I'm glad she cleaned her room. As for whether it will stay that way.....too bad you didn't have a microscope. Then you could take a sample of dust from her room, analyze it, and show her everything that dust contains.

You could tell her too, that mites, and cockroaches are major stimulants to Athsma. That they both are seriously connected to causing athsma and allergy problems..and that if she doesn't keep her room clean, she could make herself, and others in the house sick.

Flar's Freyja
May 6th, 2002, 09:45 AM
If she's agreeable to using it, I've heard wonderful things about natural progesterone cream to help with the transition.

Yvonne Belisle
May 6th, 2002, 12:20 PM
Freya what does it do?

Witchy Cowgirl
May 6th, 2002, 11:47 PM
Yvonne, I have been reading all these post with much interest....hoping that I could offer something to help with the situtation....everything I was going to suggest has already been posted.
But when it came to the midnight kitchen raids and then reading that she has no problems with cleaning the trash can or the bathroom....well that threw up red flags for me!
The first thing I thought of was eating disorders.
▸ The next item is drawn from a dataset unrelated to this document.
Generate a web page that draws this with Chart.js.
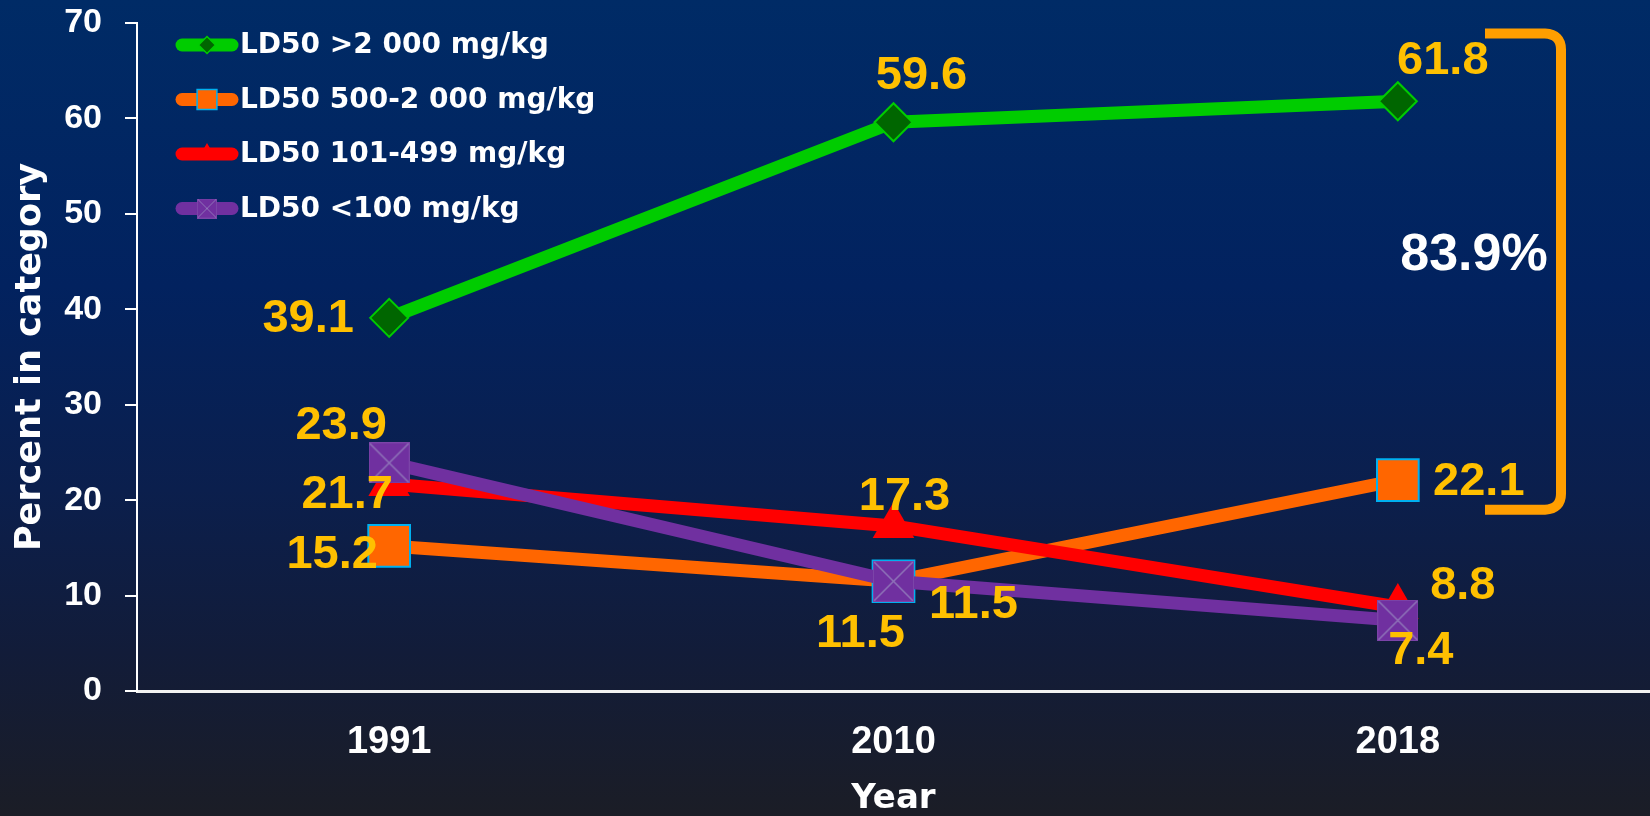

Do you think that she might have a problem in that area. Obviously if she were binging and then throwing up she wouldn't want anyone to know so of course she would volunteer to clean those areas.
Please do consider the counseling if you feel there may be a problem in this area.
((((((HUGS TO YOU))))))

Yvonne Belisle
May 6th, 2002, 11:53 PM
She hates to get sick so I don't think so she actually loves to eat. Her main midnight raids are junk food that she isn't alloud to get into. Unfortunitly that means lots of sugar around her room:(

Flaire
May 6th, 2002, 11:58 PM
Maybe it would be helpful to get rid of junk food in the house for awhile as well.